Day’s Market Summary: A Technical Perspective
The Nifty 50 opened with a gap-up of 45.80 points at 25,982 and sustained the bullish momentum throughout the session, closing up by 117.70 points (0.45%) at 26,053.90. The day’s action was dominated by buying, strongly supported by both price action and technical data:
- Bullish Price Action & Institutional Buying: The market not only opened in yesterday’s value area but managed to sustain above the previous day’s high and break the immediate swing high. A clear bullish Fair Value Gap (FVG) on the chart confirmed the strong institutional push for an upward move.
- Delta and Order Flow Confirmation: The initial 5-minute delta percentage was high at 20.85%, indicating strong bullish sentiment from the start. The sudden shift in delta was a key technical signal confirming the direction for building long-biased positions.
- Profile and Volume Metrics:
- The TPO count of 29/39 and a Rotation Factor of 5 point towards a strong directional day with aggressive buying leading to a range extension.
- The Point of Control (POC) for the day settled at 26,050, validating the strong closing value.
- VIX Movement: India VIX remained largely stable, only rising marginally by 0.17% to 11.97, suggesting the market rally was built on genuine strength rather than short-term panic or high volatility.

Option Chain and Open Interest Analysis (4th November Expiry)
Open Interest (OI) data provided further confirmation for the Nifty’s move above 26,000:
- Key Resistance & Support: The highest Call Open Interest (OI) is concentrated at 26,200, which will act as a major resistance zone going forward. Conversely, the highest Put OI is strongly based at 26,000, confirming this as the critical support level that bulls defended successfully throughout the day.
- Highest Change in OI: The significant change in OI at 26,150 Call (up by 75.65%) and an enormous increase at 25,150 Put (up by 630.93%) indicates aggressive put writing (support building) at lower levels and call writing (resistance formation) at higher levels, which is typical for an expiry series expecting a range-bound-to-bullish move within a defined range.

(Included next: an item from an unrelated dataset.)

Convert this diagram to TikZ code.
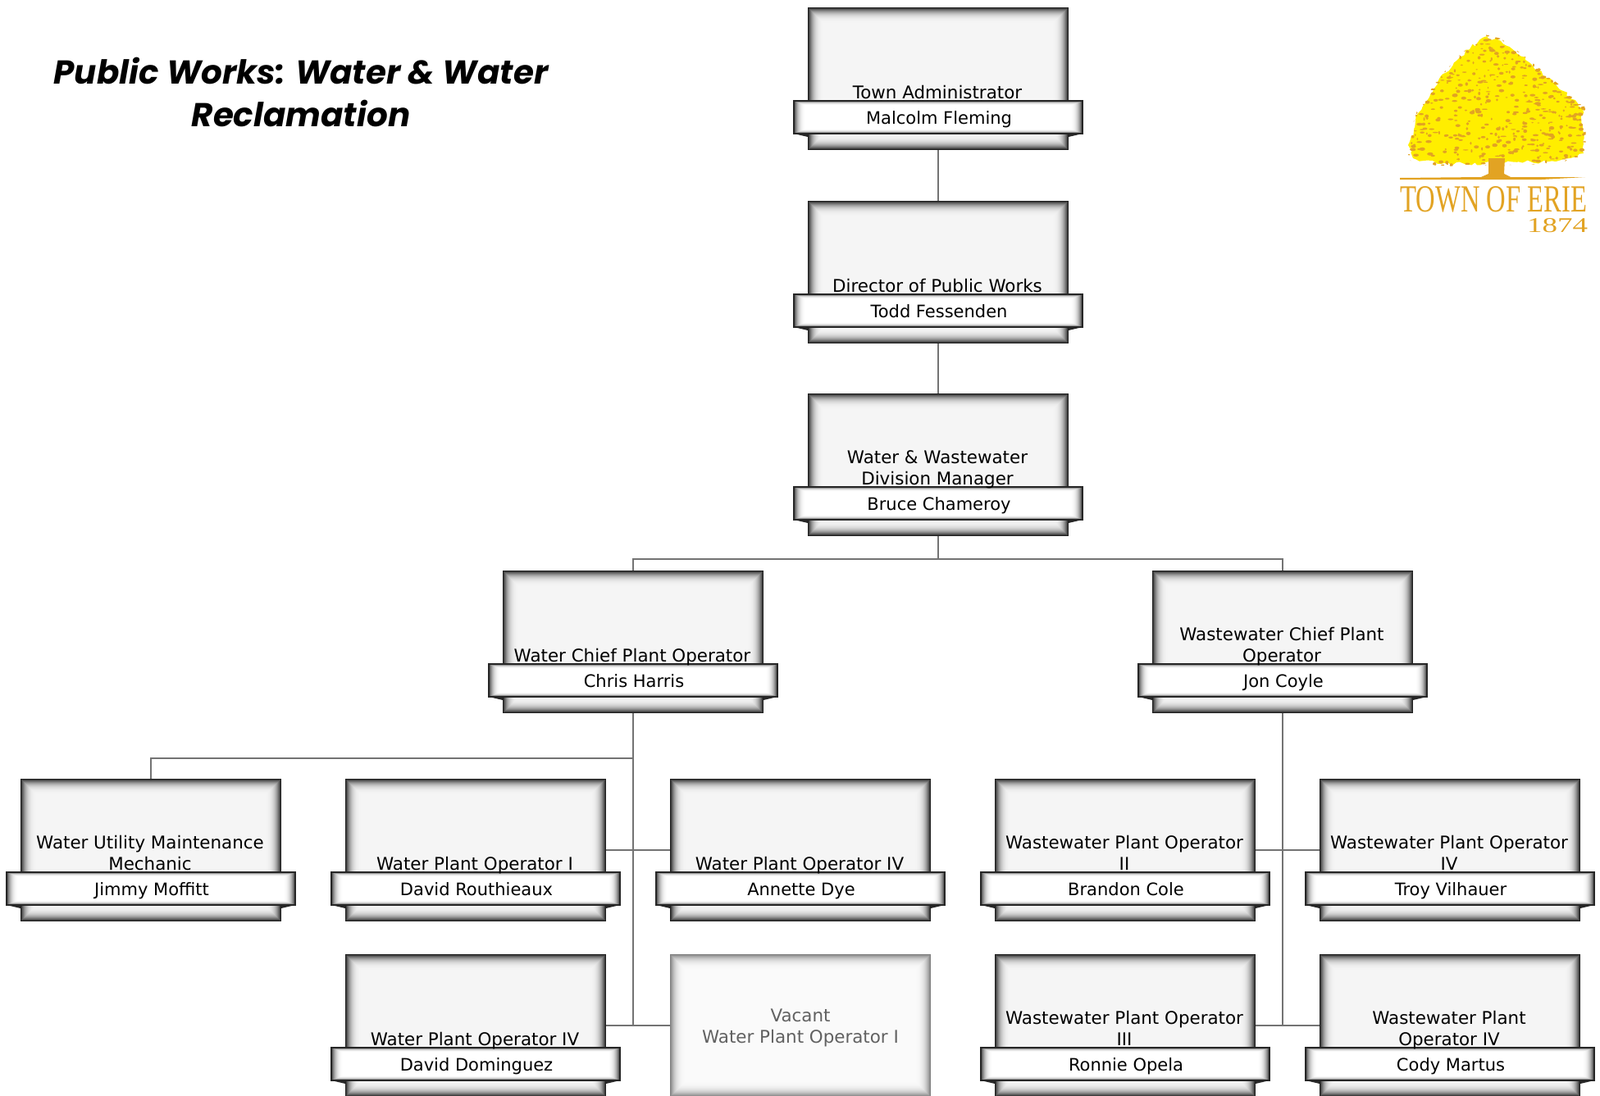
\documentclass[tikz,border=0pt]{standalone}
\usepackage{fontspec}
\setmainfont{DejaVu Sans}
\newfontfamily\headfont{Poppins}
\newfontfamily\logofont{Liberation Serif}
\usetikzlibrary{decorations.pathmorphing}

\definecolor{kLink}{gray}{0.45}
\definecolor{kYellow}{RGB}{255,238,0}
\definecolor{kOrange}{RGB}{226,163,35}

\tikzset{
  link/.style={color=kLink,line width=2.6pt},
  boxnode/.style={minimum width=318pt,minimum height=174pt,inner sep=0pt,outer sep=0pt},
  titletext/.style={font=\fontsize{21.4}{26}\selectfont,align=center,inner sep=0pt,anchor=south,text depth=0pt},
  nametext/.style={font=\fontsize{21}{24}\selectfont,inner sep=0pt,anchor=base},
  vacanttext/.style={font=\fontsize{21.4}{26}\selectfont,align=center,inner sep=0pt,text=black!62},
}

% left, top, right, bottom, edge grey, inner grey
\newcommand{\softrect}[6]{
  \foreach \i in {0,...,21}{
    \pgfmathsetmacro\g{#6-(#6-#5)*(1-\i/22)^3.4}
    \definecolor{softc}{gray}{\g}
    \fill[softc] (#1+\i,#2+\i) rectangle (#3-\i,#4-\i);
  }
}

% name, left, top, title, person
\newcommand{\orgbox}[5]{
  \softrect{#2}{#3}{#2+318}{#3+174}{0.12}{0.96}
  \foreach \i in {0,...,15}{
    \pgfmathsetmacro\g{1-0.75*(1-\i/16)^3}
    \definecolor{softc}{gray}{\g}
    \fill[softc] (#2-17+\i,#3+114+0.4*\i) rectangle (#2+335-\i,#3+154-0.4*\i);
  }
  \fill[black!85] (#2-17,#3+154) -- (#2,#3+154) -- (#2,#3+158) -- cycle;
  \fill[black!85] (#2+335,#3+154) -- (#2+318,#3+154) -- (#2+318,#3+158) -- cycle;
  \draw[black!85,line width=2pt] (#2-17,#3+114) rectangle (#2+335,#3+154);
  \node[boxnode] (#1) at (#2+159,#3+87) {};
  \node[titletext] (#1t) at (#2+158,#3+112) {#4};
  \node[nametext] (#1n) at (#2+160,#3+142) {#5};
}

\begin{document}
\begin{tikzpicture}[x=1pt,y=-1pt]
  \useasboundingbox (0,0) rectangle (1951,1336);

  \node[font=\headfont\bfseries\itshape\fontsize{40.4}{52}\selectfont,align=center] (heading) at (367,112)
    {Public Works: Water \& Water\\Reclamation};

  \orgbox{adm}{985}{9}{Town Administrator}{Malcolm Fleming}
  \orgbox{dir}{985}{245}{Director of Public Works}{Todd Fessenden}
  \orgbox{mgr}{985}{480}{Water \& Wastewater\\Division Manager}{Bruce Chameroy}

  \orgbox{wchief}{613}{696}{Water Chief Plant Operator}{Chris Harris}
  \orgbox{wwchief}{1405}{696}{Wastewater Chief Plant\\Operator}{Jon Coyle}

  \orgbox{mech}{25}{950}{Water Utility Maintenance\\Mechanic}{Jimmy Moffitt}
  \orgbox{wopa}{421}{950}{Water Plant Operator I}{David Routhieaux}
  \orgbox{wopb}{817}{950}{Water Plant Operator IV}{Annette Dye}
  \orgbox{wwopa}{1213}{950}{Wastewater Plant Operator\\II}{Brandon Cole}
  \orgbox{wwopb}{1609}{950}{Wastewater Plant Operator\\IV}{Troy Vilhauer}

  \orgbox{wopc}{421}{1164}{Water Plant Operator IV}{David Dominguez}
  \softrect{817}{1164}{1135}{1338}{0.5}{0.98}
  \node[boxnode] (vacant) at (976,1251) {};
  \node[vacanttext] (vacantt) at (976,1254) {Vacant\\Water Plant Operator I};
  \orgbox{wwopc}{1213}{1164}{Wastewater Plant Operator\\III}{Ronnie Opela}
  \orgbox{wwopd}{1609}{1164}{Wastewater Plant\\Operator IV}{Cody Martus}

  \coordinate (split) at (1144,682);
  \coordinate (tap) at (772,925);

  \draw[link] (adm.south) -- (dir.north);
  \draw[link] (dir.south) -- (mgr.north);
  \draw[link] (mgr.south) -- (split);
  \draw[link] (wchief.north) |- (split);
  \draw[link] (wwchief.north) |- (split);

  \draw[link] (wchief.south) -- (wchief.south |- wopc.east);
  \draw[link] (mech.north) |- (tap);
  \draw[link] (wopa.east) -- (wopb.west);
  \draw[link] (wopc.east) -- (vacant.west);

  \draw[link] (wwchief.south) -- (wwchief.south |- wwopc.east);
  \draw[link] (wwopa.east) -- (wwopb.west);
  \draw[link] (wwopc.east) -- (wwopd.west);

  % logo
  \fill[kYellow,decorate,decoration={random steps,segment length=5pt,amplitude=2.5pt}]
    (1717,177) -- (1730,137) -- (1753,100) -- (1780,70) -- (1810,45) -- (1830,50) -- (1860,73)
    -- (1893,100) -- (1930,133) -- (1931,187) -- (1897,197) -- (1757,200) -- (1723,193) -- cycle;
  \begin{scope}
    \clip (1714,180) -- (1728,135) -- (1753,97) -- (1780,67) -- (1810,42) -- (1830,47) -- (1862,71)
      -- (1895,98) -- (1933,131) -- (1934,189) -- (1897,200) -- (1757,203) -- (1720,196) -- cycle;
    \pgfmathsetseed{1874}
    \foreach \k in {1,...,620}{
      \pgfmathsetmacro\px{1712+rnd*224}
      \pgfmathsetmacro\py{42+rnd*162}
      \pgfmathsetmacro\ra{0.8+rnd*3}
      \pgfmathsetmacro\rb{0.6+rnd*1.6}
      \fill[kOrange] (\px,\py) ellipse (\ra pt and \rb pt);
    }
  \end{scope}
  \fill[kOrange] (1815,193) -- (1835,193) -- (1834,212) -- (1842,216) -- (1933,216)
    -- (1880,219) -- (1707,219) -- (1707,217) -- (1806,216) -- (1815,212) -- cycle;
  \node[inner sep=0pt,anchor=north west,text=kOrange,font=\logofont] (logoname) at (1707,227)
    {\resizebox{228pt}{31pt}{TOWN OF ERIE}};
  \node[inner sep=0pt,anchor=north west,text=kOrange,font=\logofont] (logoyear) at (1862,266)
    {\resizebox{74pt}{17pt}{1874}};

\end{tikzpicture}
\end{document}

My Options Trading Strategy: Hedged Iron Condor Adjustment
My trade was structured to capitalize on the expected bullish momentum while maintaining a hedged, risk-defined position, which is essential in the options market to control risk.
- Initial Strategy: I initiated a combination of Put Sell and Call Sell (a core short strangle/straddle component) to capture premium, while simultaneously buying far Out-of-the-Money (OTM) Call and Put options to hedge the position. This creates a risk-defined strategy, similar to an Iron Condor, ensuring maximum loss is pre-defined.
- Dynamic Adjustments: Observing the market breaking the immediate swing high, the bullish FVG formation, and the shift in delta, I dynamically adjusted the position for an upward bias. I added Call Sell and Put Sell alternately according to the market situation—likely increasing the Put Selling as support held at 26,000 and the market moved up, thereby widening the profit tent toward the upside.
- Result: The strategy allowed for a nicely exited trade with good profit, demonstrating the power of a rule-based, adjusted, and hedged approach to options trading.

Bonus Point & Outlook
The market’s close above 26,000 is a strong bullish signal. The next critical level is the clear resistance visible on the day candle at 26,100. For a sustainable, high-momentum long position, traders should wait for the Nifty to decisively cross and hold above this level. Global news flow, particularly the outcomes from the Federal Reserve and any updates on global tariff negotiations, remains key external factors that could influence sentiment.
Legal & Educational Disclaimer
This post is for educational purposes only and does not constitute investment advice. Trading in securities is subject to market risks, and all readers are advised to consult a SEBI-registered advisor before taking trading decisions. All positions and P&L shared are to demonstrate market analysis and risk management, not to promote any trading platforms, products, or courses.